Restate the listing that follows word for word, without its pictures.
-- BEGIN Available data --
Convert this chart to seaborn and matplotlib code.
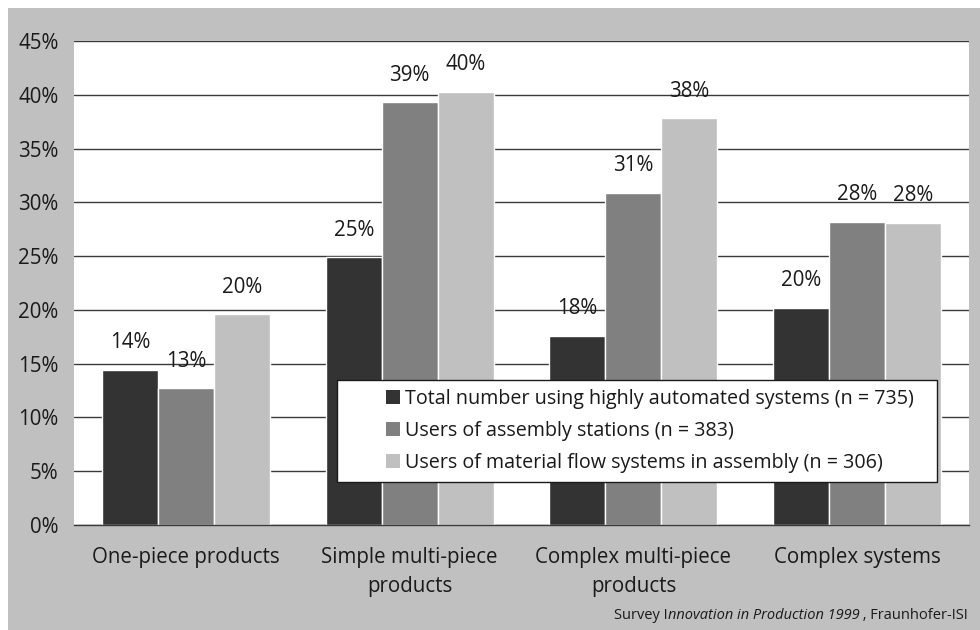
import matplotlib
matplotlib.use("Agg")
import matplotlib.pyplot as plt
import seaborn as sns
import pandas as pd
from matplotlib.patches import Rectangle, Patch
from matplotlib.ticker import FuncFormatter

categories = ["One-piece products", "Simple multi-piece\nproducts",
              "Complex multi-piece\nproducts", "Complex systems"]
series_names = ["Total number using highly automated systems (n = 735)",
                "Users of assembly stations (n = 383)",
                "Users of material flow systems in assembly (n = 306)"]
total_vals = [14.4, 24.9, 17.6, 20.2]
stations_vals = [12.7, 39.3, 30.9, 28.2]
material_vals = [19.6, 40.3, 37.8, 28.1]
y_ticks = [0, 5, 10, 15, 20, 25, 30, 35, 40, 45]
colors = ["#333333", "#808080", "#c0c0c0"]

sns.set_style("white")
FONT = ["Open Sans", "DejaVu Sans"]
plt.rcParams["font.family"] = FONT

rows = []
for name, vals in zip(series_names, [total_vals, stations_vals, material_vals]):
    for c, v in zip(categories, vals):
        rows.append({"category": c, "series": name, "value": v})
df = pd.DataFrame(rows)

W, H = 980, 630
fig = plt.figure(figsize=(W / 100, H / 100), dpi=100, facecolor="white")
fig.patches.append(Rectangle((8 / W, 0), 1 - 8 / W, 1 - 8 / H, transform=fig.transFigure,
                             facecolor="#c0c0c0", edgecolor="none", zorder=-5))

ax = fig.add_axes([74 / W, (H - 525) / H, 895 / W, 484 / H])
ax.set_zorder(1)
ax.set_facecolor("white")

sns.barplot(data=df, x="category", y="value", hue="series", order=categories,
            hue_order=series_names, palette=colors, width=0.75, gap=0,
            saturation=1, ax=ax, legend=False, zorder=3)

ax.set_ylim(0, 45)
ax.set_xlim(-0.5, 3.5)
ax.set_yticks(y_ticks)
ax.yaxis.set_major_formatter(FuncFormatter(lambda v, p: f"{v:.0f}%"))
ax.grid(axis="y", color="#3a3a3a", linewidth=1.0, zorder=1)
ax.set_axisbelow(True)
for s in ["top", "right", "left"]:
    ax.spines[s].set_visible(False)
ax.spines["bottom"].set_color("#3a3a3a")
ax.spines["bottom"].set_linewidth(1.0)
ax.spines["bottom"].set_zorder(4)
ax.tick_params(axis="both", length=0, labelsize=14.8, labelcolor="#1a1a1a")
ax.tick_params(axis="y", pad=11)
ax.tick_params(axis="x", pad=16)
ax.set_xlabel("")
ax.set_ylabel("")
for lab in ax.get_xticklabels():
    lab.set_linespacing(1.5)

for cont in ax.containers:
    labels = [f"{b.get_height():.0f}%" for b in cont]
    ax.bar_label(cont, labels=labels, padding=12, fontsize=14.8, color="#1a1a1a")

# legend box
fig.patches.append(Rectangle((337 / W, 1 - 482 / H), 600 / W, 102 / H,
                             transform=fig.transFigure, facecolor="white",
                             edgecolor="#1a1a1a", linewidth=1.0, zorder=5))
handles = [Patch(facecolor=c, edgecolor="none") for c in colors]
leg = fig.legend(handles, series_names, loc="upper left",
                 bbox_to_anchor=(386 / W, 1 - 389 / H), frameon=False,
                 fontsize=14.2, handlelength=0.72, handleheight=0.72,
                 handletextpad=0.25, labelspacing=0.6, borderpad=0,
                 borderaxespad=0)
leg.set_zorder(6)
for t in leg.get_texts():
    t.set_color("#1a1a1a")

# source line with mixed styles
fig.canvas.draw()
r = fig.canvas.get_renderer()
x_right = 968 / W
y_src = 1 - 619 / H
t3 = fig.text(x_right, y_src, " , Fraunhofer-ISI", ha="right", va="baseline",
              fontsize=10.5, color="#1a1a1a")
bb = t3.get_window_extent(r)
t2 = fig.text(bb.x0 / W, y_src, "nnovation in Production 1999", ha="right", va="baseline",
              fontsize=10.5, style="italic", color="#1a1a1a")
bb2 = t2.get_window_extent(r)
t1 = fig.text(bb2.x0 / W, y_src, "Survey I", ha="right", va="baseline",
              fontsize=10.5, color="#1a1a1a")

fig.savefig("out.png", dpi=100, facecolor="white")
-- END Available data --
= Expected answer =
Convert this chart to seaborn and matplotlib code.
import matplotlib
matplotlib.use("Agg")
import matplotlib.pyplot as plt
import seaborn as sns
import pandas as pd
from matplotlib.patches import Rectangle, Patch
from matplotlib.ticker import FuncFormatter

categories = ["One-piece products", "Simple multi-piece\nproducts",
              "Complex multi-piece\nproducts", "Complex systems"]
series_names = ["Total number using highly automated systems (n = 735)",
                "Users of assembly stations (n = 383)",
                "Users of material flow systems in assembly (n = 306)"]
total_vals = [14.4, 24.9, 17.6, 20.2]
stations_vals = [12.7, 39.3, 30.9, 28.2]
material_vals = [19.6, 40.3, 37.8, 28.1]
y_ticks = [0, 5, 10, 15, 20, 25, 30, 35, 40, 45]
colors = ["#333333", "#808080", "#c0c0c0"]

sns.set_style("white")
FONT = ["Open Sans", "DejaVu Sans"]
plt.rcParams["font.family"] = FONT

rows = []
for name, vals in zip(series_names, [total_vals, stations_vals, material_vals]):
    for c, v in zip(categories, vals):
        rows.append({"category": c, "series": name, "value": v})
df = pd.DataFrame(rows)

W, H = 980, 630
fig = plt.figure(figsize=(W / 100, H / 100), dpi=100, facecolor="white")
fig.patches.append(Rectangle((8 / W, 0), 1 - 8 / W, 1 - 8 / H, transform=fig.transFigure,
                             facecolor="#c0c0c0", edgecolor="none", zorder=-5))

ax = fig.add_axes([74 / W, (H - 525) / H, 895 / W, 484 / H])
ax.set_zorder(1)
ax.set_facecolor("white")

sns.barplot(data=df, x="category", y="value", hue="series", order=categories,
            hue_order=series_names, palette=colors, width=0.75, gap=0,
            saturation=1, ax=ax, legend=False, zorder=3)

ax.set_ylim(0, 45)
ax.set_xlim(-0.5, 3.5)
ax.set_yticks(y_ticks)
ax.yaxis.set_major_formatter(FuncFormatter(lambda v, p: f"{v:.0f}%"))
ax.grid(axis="y", color="#3a3a3a", linewidth=1.0, zorder=1)
ax.set_axisbelow(True)
for s in ["top", "right", "left"]:
    ax.spines[s].set_visible(False)
ax.spines["bottom"].set_color("#3a3a3a")
ax.spines["bottom"].set_linewidth(1.0)
ax.spines["bottom"].set_zorder(4)
ax.tick_params(axis="both", length=0, labelsize=14.8, labelcolor="#1a1a1a")
ax.tick_params(axis="y", pad=11)
ax.tick_params(axis="x", pad=16)
ax.set_xlabel("")
ax.set_ylabel("")
for lab in ax.get_xticklabels():
    lab.set_linespacing(1.5)

for cont in ax.containers:
    labels = [f"{b.get_height():.0f}%" for b in cont]
    ax.bar_label(cont, labels=labels, padding=12, fontsize=14.8, color="#1a1a1a")

# legend box
fig.patches.append(Rectangle((337 / W, 1 - 482 / H), 600 / W, 102 / H,
                             transform=fig.transFigure, facecolor="white",
                             edgecolor="#1a1a1a", linewidth=1.0, zorder=5))
handles = [Patch(facecolor=c, edgecolor="none") for c in colors]
leg = fig.legend(handles, series_names, loc="upper left",
                 bbox_to_anchor=(386 / W, 1 - 389 / H), frameon=False,
                 fontsize=14.2, handlelength=0.72, handleheight=0.72,
                 handletextpad=0.25, labelspacing=0.6, borderpad=0,
                 borderaxespad=0)
leg.set_zorder(6)
for t in leg.get_texts():
    t.set_color("#1a1a1a")

# source line with mixed styles
fig.canvas.draw()
r = fig.canvas.get_renderer()
x_right = 968 / W
y_src = 1 - 619 / H
t3 = fig.text(x_right, y_src, " , Fraunhofer-ISI", ha="right", va="baseline",
              fontsize=10.5, color="#1a1a1a")
bb = t3.get_window_extent(r)
t2 = fig.text(bb.x0 / W, y_src, "nnovation in Production 1999", ha="right", va="baseline",
              fontsize=10.5, style="italic", color="#1a1a1a")
bb2 = t2.get_window_extent(r)
t1 = fig.text(bb2.x0 / W, y_src, "Survey I", ha="right", va="baseline",
              fontsize=10.5, color="#1a1a1a")

fig.savefig("out.png", dpi=100, facecolor="white")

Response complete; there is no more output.